■ **Work to do**
Wherever the string "this" appears in a line, extract that line.

■ **Recorded information**
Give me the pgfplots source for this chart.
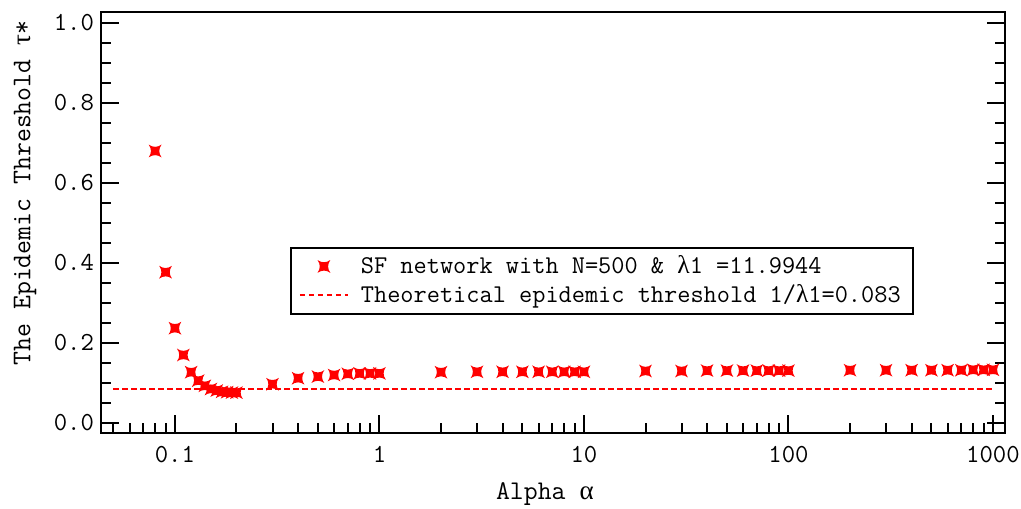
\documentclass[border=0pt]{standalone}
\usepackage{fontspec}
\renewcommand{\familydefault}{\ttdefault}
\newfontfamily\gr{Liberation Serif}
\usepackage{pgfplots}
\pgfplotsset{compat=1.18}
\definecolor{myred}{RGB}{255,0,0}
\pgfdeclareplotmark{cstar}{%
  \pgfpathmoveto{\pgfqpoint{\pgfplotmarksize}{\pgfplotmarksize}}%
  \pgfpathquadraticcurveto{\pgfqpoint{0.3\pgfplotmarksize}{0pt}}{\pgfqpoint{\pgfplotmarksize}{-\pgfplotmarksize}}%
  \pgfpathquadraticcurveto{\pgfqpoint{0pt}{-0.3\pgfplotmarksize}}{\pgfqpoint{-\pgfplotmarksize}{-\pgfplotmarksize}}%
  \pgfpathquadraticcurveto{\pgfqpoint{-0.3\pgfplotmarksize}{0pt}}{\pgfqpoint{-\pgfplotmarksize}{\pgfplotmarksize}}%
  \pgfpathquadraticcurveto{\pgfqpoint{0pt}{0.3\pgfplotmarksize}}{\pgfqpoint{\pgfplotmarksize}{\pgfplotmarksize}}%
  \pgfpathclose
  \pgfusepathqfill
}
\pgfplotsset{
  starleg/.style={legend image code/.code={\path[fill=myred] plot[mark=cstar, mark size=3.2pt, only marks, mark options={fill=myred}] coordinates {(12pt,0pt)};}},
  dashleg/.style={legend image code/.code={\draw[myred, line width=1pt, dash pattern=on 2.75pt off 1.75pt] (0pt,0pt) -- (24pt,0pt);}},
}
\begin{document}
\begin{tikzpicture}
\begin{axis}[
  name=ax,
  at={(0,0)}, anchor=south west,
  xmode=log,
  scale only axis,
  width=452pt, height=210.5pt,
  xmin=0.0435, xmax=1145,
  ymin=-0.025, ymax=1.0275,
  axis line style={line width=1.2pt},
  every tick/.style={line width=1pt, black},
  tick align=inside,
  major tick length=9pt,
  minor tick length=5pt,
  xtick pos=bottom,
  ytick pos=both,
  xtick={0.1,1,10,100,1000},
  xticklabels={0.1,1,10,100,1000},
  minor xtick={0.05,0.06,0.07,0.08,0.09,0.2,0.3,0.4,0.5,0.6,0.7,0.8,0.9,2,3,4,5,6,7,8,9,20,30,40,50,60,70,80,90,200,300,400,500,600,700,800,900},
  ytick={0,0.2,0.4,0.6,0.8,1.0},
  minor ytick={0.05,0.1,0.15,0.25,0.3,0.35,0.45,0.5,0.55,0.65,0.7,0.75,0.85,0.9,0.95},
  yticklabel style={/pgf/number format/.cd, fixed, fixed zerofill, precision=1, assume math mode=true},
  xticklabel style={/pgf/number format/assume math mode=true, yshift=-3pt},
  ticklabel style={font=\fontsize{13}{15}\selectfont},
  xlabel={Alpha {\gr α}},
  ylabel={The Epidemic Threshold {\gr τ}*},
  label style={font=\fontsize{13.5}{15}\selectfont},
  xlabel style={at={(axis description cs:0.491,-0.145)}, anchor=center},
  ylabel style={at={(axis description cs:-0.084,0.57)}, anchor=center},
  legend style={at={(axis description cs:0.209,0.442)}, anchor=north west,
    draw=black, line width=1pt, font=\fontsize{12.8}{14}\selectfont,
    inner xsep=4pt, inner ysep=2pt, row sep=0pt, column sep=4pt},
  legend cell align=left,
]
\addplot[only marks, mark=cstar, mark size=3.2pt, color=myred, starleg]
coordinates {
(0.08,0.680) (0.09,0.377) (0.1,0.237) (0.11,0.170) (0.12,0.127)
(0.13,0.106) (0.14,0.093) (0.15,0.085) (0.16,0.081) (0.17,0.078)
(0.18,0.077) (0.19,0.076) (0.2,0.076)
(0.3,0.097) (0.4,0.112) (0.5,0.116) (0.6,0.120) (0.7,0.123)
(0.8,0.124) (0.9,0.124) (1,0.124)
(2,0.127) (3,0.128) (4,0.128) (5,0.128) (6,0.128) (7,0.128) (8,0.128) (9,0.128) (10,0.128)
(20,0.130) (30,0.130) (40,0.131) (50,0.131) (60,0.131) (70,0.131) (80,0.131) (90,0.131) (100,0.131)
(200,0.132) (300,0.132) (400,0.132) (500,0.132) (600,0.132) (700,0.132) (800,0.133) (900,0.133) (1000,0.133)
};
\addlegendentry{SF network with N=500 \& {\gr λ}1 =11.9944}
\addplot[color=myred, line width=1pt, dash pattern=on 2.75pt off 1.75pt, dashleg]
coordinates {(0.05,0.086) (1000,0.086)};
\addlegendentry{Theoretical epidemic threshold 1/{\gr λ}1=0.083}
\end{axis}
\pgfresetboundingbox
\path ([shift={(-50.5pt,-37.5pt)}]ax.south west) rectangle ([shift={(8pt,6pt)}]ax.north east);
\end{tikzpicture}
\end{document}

==

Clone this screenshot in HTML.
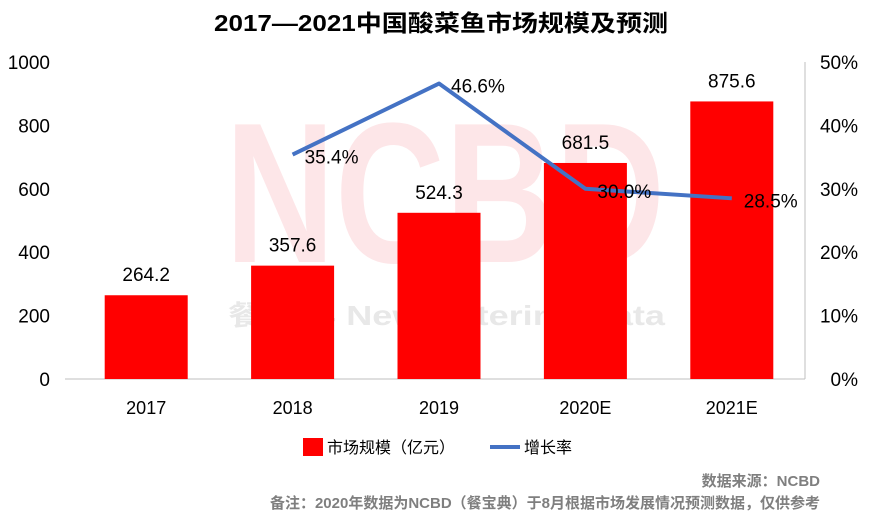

■ **Final result**
Give me the pgfplots source for this chart.
Clone this screenshot in HTML.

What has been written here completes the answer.